> [Records shown]
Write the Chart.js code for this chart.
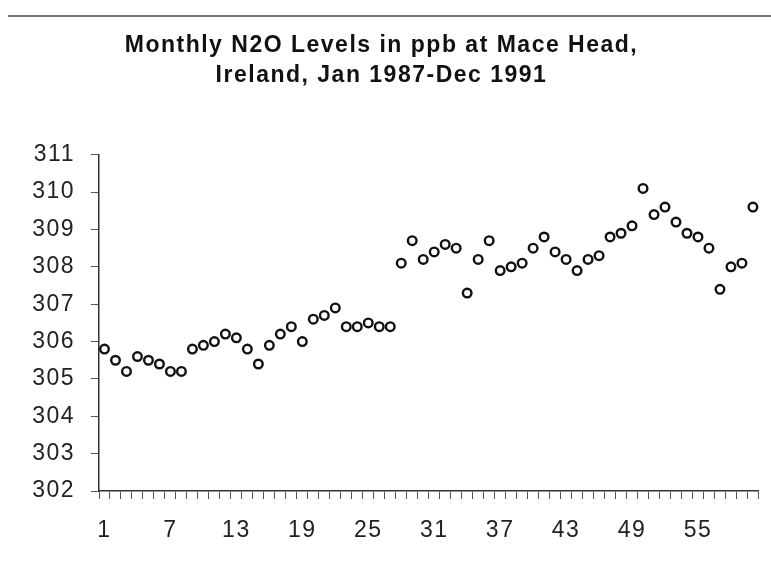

--

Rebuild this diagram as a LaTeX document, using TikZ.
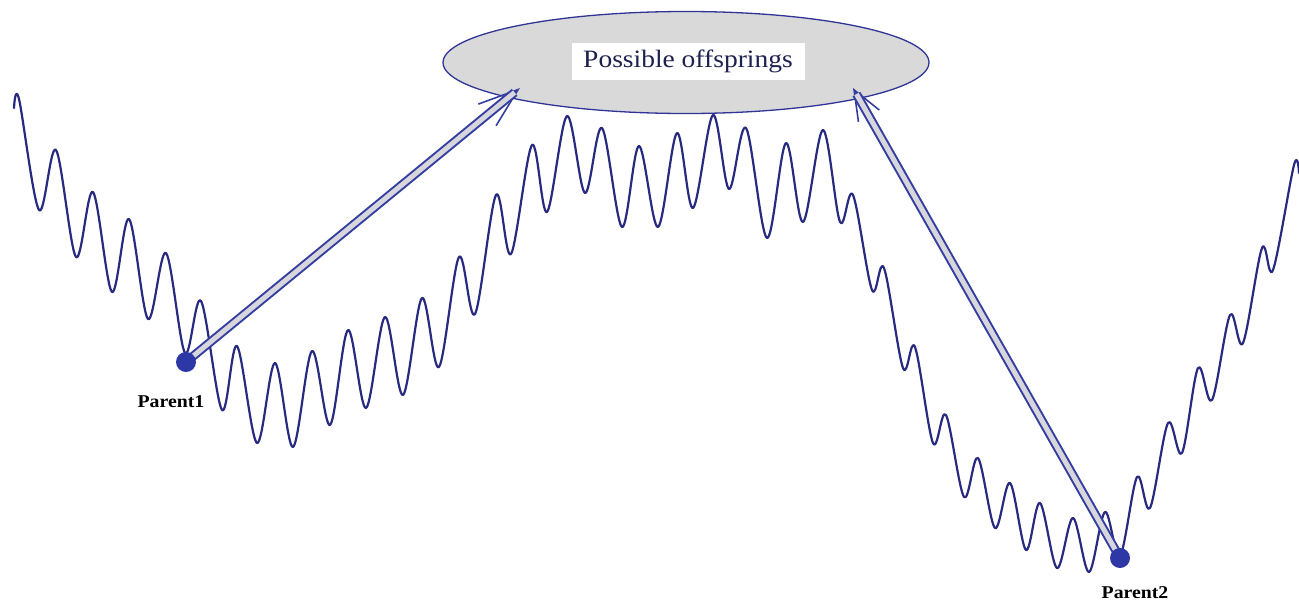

--

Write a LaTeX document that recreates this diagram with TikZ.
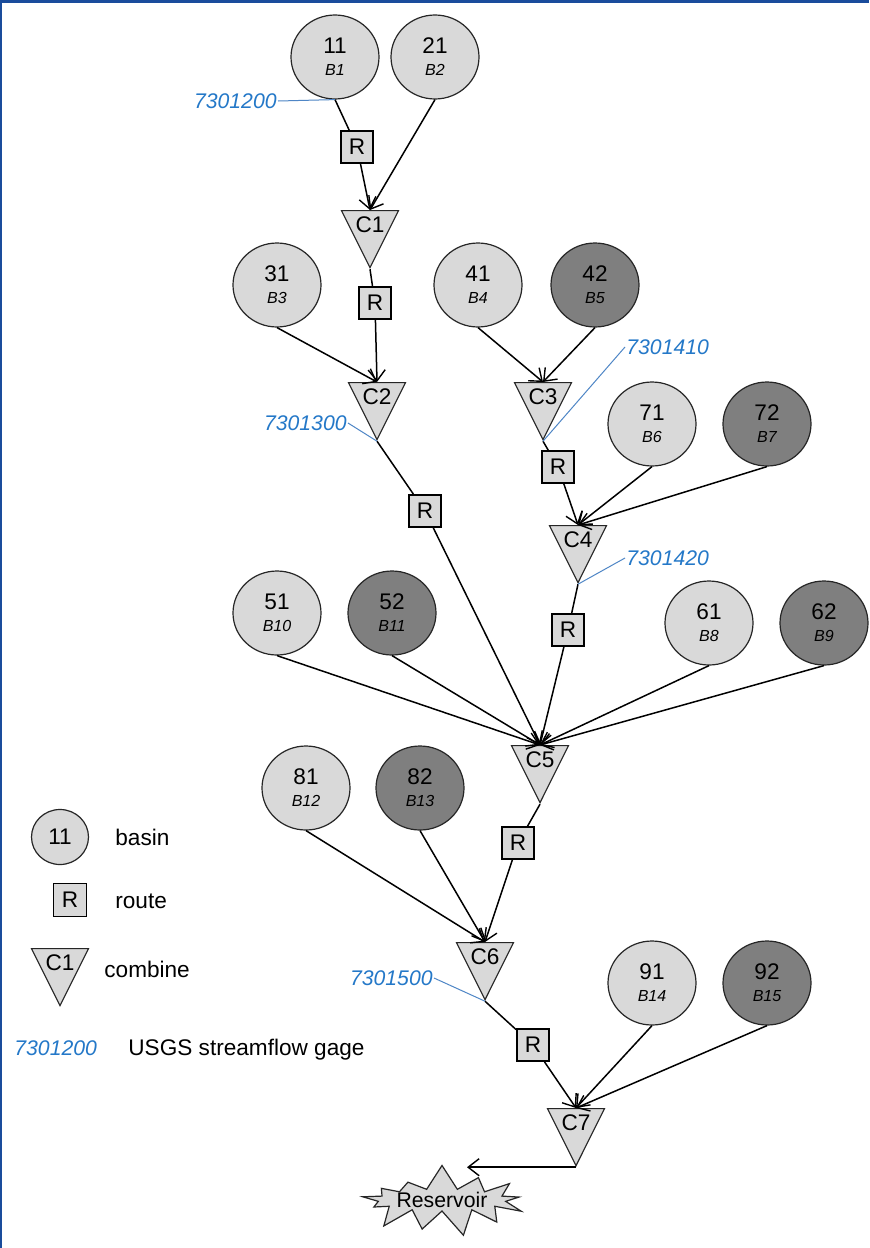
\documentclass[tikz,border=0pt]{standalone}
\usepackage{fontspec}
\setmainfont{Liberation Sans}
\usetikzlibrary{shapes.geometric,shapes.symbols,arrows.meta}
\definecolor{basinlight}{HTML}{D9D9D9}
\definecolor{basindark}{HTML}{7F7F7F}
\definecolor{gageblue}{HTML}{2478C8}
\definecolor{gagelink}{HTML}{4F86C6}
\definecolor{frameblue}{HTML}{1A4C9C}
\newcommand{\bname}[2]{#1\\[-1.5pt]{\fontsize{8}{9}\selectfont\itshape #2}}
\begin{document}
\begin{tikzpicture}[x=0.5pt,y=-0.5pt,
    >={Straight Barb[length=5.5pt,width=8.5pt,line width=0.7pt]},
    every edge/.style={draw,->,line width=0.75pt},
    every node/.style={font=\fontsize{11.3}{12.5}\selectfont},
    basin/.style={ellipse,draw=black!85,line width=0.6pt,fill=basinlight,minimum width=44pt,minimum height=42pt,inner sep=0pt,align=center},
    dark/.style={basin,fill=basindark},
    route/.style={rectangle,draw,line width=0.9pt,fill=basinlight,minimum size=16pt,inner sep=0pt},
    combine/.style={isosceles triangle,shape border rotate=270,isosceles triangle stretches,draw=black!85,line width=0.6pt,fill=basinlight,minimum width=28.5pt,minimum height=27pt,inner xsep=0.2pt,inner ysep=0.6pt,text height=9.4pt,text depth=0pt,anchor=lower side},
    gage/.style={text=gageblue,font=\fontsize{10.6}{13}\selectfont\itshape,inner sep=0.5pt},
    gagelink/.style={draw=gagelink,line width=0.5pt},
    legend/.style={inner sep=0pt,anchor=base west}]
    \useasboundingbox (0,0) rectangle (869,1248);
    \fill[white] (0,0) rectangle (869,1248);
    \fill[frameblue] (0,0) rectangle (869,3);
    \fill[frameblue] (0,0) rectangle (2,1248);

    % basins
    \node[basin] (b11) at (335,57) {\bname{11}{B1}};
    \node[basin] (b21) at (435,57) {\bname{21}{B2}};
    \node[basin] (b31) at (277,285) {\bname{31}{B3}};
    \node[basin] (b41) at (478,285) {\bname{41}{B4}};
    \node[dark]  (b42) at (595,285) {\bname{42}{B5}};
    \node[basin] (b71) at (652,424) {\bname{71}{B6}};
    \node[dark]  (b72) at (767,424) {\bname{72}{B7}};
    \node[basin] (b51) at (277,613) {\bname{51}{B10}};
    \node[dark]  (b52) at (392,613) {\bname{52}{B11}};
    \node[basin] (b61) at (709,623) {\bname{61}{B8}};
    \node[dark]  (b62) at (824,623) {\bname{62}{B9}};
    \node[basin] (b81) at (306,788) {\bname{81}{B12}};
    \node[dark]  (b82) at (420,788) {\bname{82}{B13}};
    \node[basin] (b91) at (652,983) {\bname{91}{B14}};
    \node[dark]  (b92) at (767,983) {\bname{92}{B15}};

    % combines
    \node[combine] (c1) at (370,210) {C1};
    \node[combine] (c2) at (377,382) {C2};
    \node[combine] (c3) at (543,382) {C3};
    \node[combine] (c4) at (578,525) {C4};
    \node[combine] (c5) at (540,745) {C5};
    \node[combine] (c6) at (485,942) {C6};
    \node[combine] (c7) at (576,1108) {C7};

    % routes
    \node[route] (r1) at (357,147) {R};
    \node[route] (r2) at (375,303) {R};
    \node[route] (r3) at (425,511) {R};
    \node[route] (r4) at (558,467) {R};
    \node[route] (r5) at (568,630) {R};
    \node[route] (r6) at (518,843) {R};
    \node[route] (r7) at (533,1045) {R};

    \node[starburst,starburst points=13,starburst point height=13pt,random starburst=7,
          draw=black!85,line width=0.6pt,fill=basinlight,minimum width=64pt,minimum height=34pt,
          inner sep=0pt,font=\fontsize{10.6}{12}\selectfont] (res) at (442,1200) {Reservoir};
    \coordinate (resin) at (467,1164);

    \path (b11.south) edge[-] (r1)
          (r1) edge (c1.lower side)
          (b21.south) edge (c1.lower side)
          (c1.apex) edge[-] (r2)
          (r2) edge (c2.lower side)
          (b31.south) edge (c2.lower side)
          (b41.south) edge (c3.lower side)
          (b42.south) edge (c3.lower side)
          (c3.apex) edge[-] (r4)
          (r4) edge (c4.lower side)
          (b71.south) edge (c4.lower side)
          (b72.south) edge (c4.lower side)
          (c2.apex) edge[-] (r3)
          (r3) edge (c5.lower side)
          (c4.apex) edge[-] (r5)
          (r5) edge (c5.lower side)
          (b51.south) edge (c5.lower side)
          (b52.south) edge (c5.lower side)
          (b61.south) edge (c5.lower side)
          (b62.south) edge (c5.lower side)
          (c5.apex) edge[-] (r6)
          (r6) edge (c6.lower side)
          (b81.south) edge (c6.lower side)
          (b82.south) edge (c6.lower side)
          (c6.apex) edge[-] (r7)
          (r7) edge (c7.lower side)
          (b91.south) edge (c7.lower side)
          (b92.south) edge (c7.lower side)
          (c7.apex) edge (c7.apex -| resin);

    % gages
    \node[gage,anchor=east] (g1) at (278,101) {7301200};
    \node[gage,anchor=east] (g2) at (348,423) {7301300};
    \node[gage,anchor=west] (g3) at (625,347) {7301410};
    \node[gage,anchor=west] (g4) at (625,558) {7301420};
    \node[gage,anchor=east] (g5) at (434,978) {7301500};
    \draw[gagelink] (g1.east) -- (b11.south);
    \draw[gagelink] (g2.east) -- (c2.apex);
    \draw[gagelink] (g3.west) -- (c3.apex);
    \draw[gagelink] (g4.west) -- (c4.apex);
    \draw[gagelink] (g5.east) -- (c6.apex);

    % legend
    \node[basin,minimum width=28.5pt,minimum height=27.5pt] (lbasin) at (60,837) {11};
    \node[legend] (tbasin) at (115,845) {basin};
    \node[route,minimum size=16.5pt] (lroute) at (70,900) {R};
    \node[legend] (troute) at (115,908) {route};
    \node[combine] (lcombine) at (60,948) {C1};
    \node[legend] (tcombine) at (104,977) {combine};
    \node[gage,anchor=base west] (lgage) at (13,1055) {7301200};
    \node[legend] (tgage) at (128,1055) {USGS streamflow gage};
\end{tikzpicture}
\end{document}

> [Problem statement] Give the number of lines in the material above that have the word "LaTeX" in them, and nothing more.

> [Exercise answer] 2